Optimal Timing Selection Approach to Moving Target Defense: A FlipIt Attack-Defense Game Model

Abstract

The centralized control characteristics of software-defined networks (SDNs) make them susceptible to advanced persistent threats (APTs). Moving target defense, as an effective defense means, is constantly developing. It is difficult to effectively characterize an MTD attack and defense game with existing game models and effectively select the defense timing to balance SDN service quality and MTD decision-making benefits. From the hidden confrontation between the actual attack and defense sides, existing attack-defense scenarios are abstractly characterized and analyzed.
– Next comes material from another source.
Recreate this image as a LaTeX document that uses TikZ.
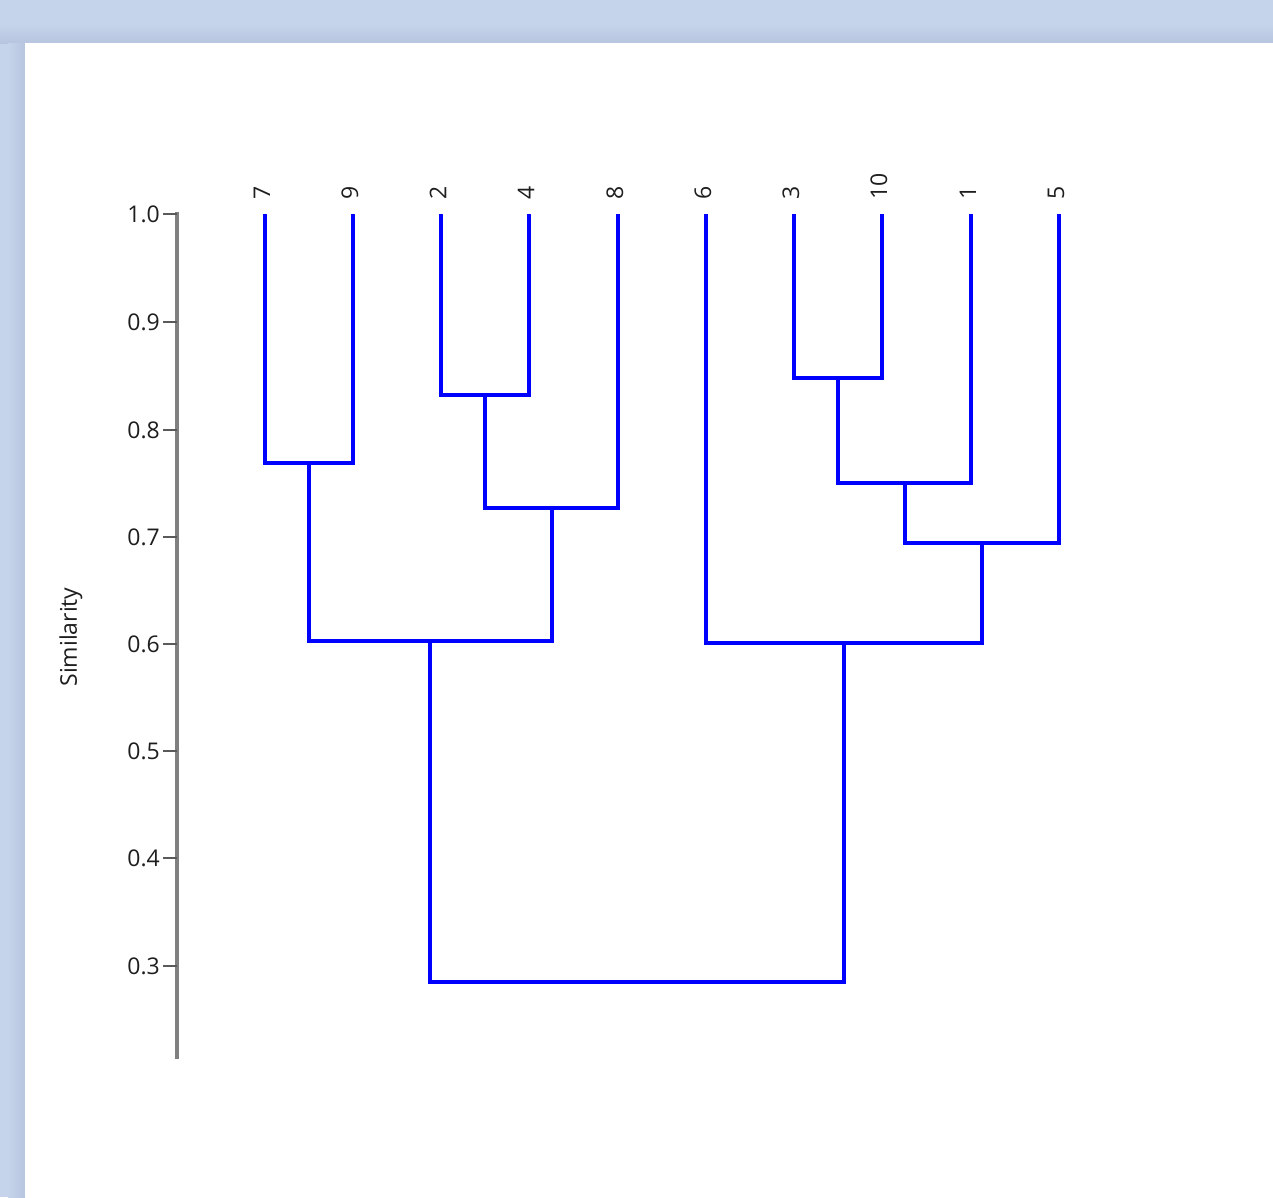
\documentclass[tikz,border=0pt]{standalone}
\usepackage{fontspec}
\setmainfont{Open Sans}
\definecolor{frameblue}{RGB}{197,211,235}
\definecolor{frameedge}{RGB}{183,197,222}
\definecolor{treeblue}{RGB}{0,0,255}
\definecolor{axisgray}{RGB}{128,128,128}
\definecolor{txt}{RGB}{30,30,30}
\tikzset{
  branch/.style={draw=treeblue, line width=3.6pt, line join=miter},
  axisline/.style={draw=axisgray, line width=3.4pt},
  tickline/.style={draw=axisgray!70!black, line width=2pt},
  ticklabel/.style={anchor=east, inner sep=0pt, text=txt, font=\fontsize{23}{27}\selectfont},
  leaflabel/.style={anchor=west, rotate=90, inner sep=0pt, text=txt, font=\fontsize{23}{27}\selectfont},
}
\begin{document}
\begin{tikzpicture}[x=1pt,y=-1pt]
\useasboundingbox (0,0) rectangle (1273,1197);
% window frame
\fill[frameblue] (0,0) rectangle (1273,1197);
\shade[top color=frameblue, bottom color=frameedge] (0,24) rectangle (1273,43);
\shade[left color=frameblue, right color=frameedge] (8,43) rectangle (25,1197);
\fill[white] (25,43) rectangle (1273,1197);

% axis
\coordinate (axtop) at (177,212);
\coordinate (axbot) at (177,1059);
\draw[axisline] (axtop) -- (axbot);
\foreach \v/\yy/\k in {1.0/214/a,0.9/322/b,0.8/430/c,0.7/537/d,0.6/644/e,0.5/751/f,0.4/858/g,0.3/966/h}{
  \coordinate (t\k) at (177,\yy);
  \coordinate (tl\k) at (163,\yy);
  \draw[tickline] (tl\k) -- (t\k);
  \node[ticklabel] (lab\k) at (160,\yy) {\v};
}
\node[rotate=90, text=txt, font=\fontsize{23}{27}\selectfont, inner sep=0pt] (ylab) at (71,637) {Similarity};

% leaves
\foreach \n/\xx in {7/265,9/353,2/441,4/529,8/618,6/706,3/794,10/882,1/971,5/1059}{
  \coordinate (l\n) at (\xx,214);
  \node[leaflabel] (name\n) at (\xx-3,200) {\n};
}

% merge points
\coordinate (m79) at (309,463);
\coordinate (m24) at (485,395);
\coordinate (m248) at (552,508);
\coordinate (mA) at (430,641);
\coordinate (m310) at (838,378);
\coordinate (m3101) at (905,483);
\coordinate (m31015) at (982,543);
\coordinate (mB) at (844,643);
\coordinate (root) at (637,982);

\draw[branch] (l7) |- (m79) -| (l9);
\draw[branch] (l2) |- (m24) -| (l4);
\draw[branch] (m24) |- (m248) -| (l8);
\draw[branch] (m79) |- (mA) -| (m248);
\draw[branch] (l3) |- (m310) -| (l10);
\draw[branch] (m310) |- (m3101) -| (l1);
\draw[branch] (m3101) |- (m31015) -| (l5);
\draw[branch] (l6) |- (mB) -| (m31015);
\draw[branch] (mA) |- (root) -| (mB);
\end{tikzpicture}
\end{document}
Based on the APT attack process of the Cyber Kill Chain (CKC), a state transition model of the MTD attack surface based on the susceptible-infective-recuperative-malfunctioned (SIRM) infectious disease model is defined. An MTD attack-defense timing decision model based on the FlipIt game (FG-MTD) is constructed, which expands the static analysis in the traditional game to a dynamic continuous process. The Nash equilibrium of the proposed method is analyzed, and the optimal timing selection algorithm of the MTD is designed to provide decision support for the selection of MTD timing under moderate security. Finally, the application model is used to verify the model and method. Through numerical analysis, the timings of different types of attack-defense strategies are summarized.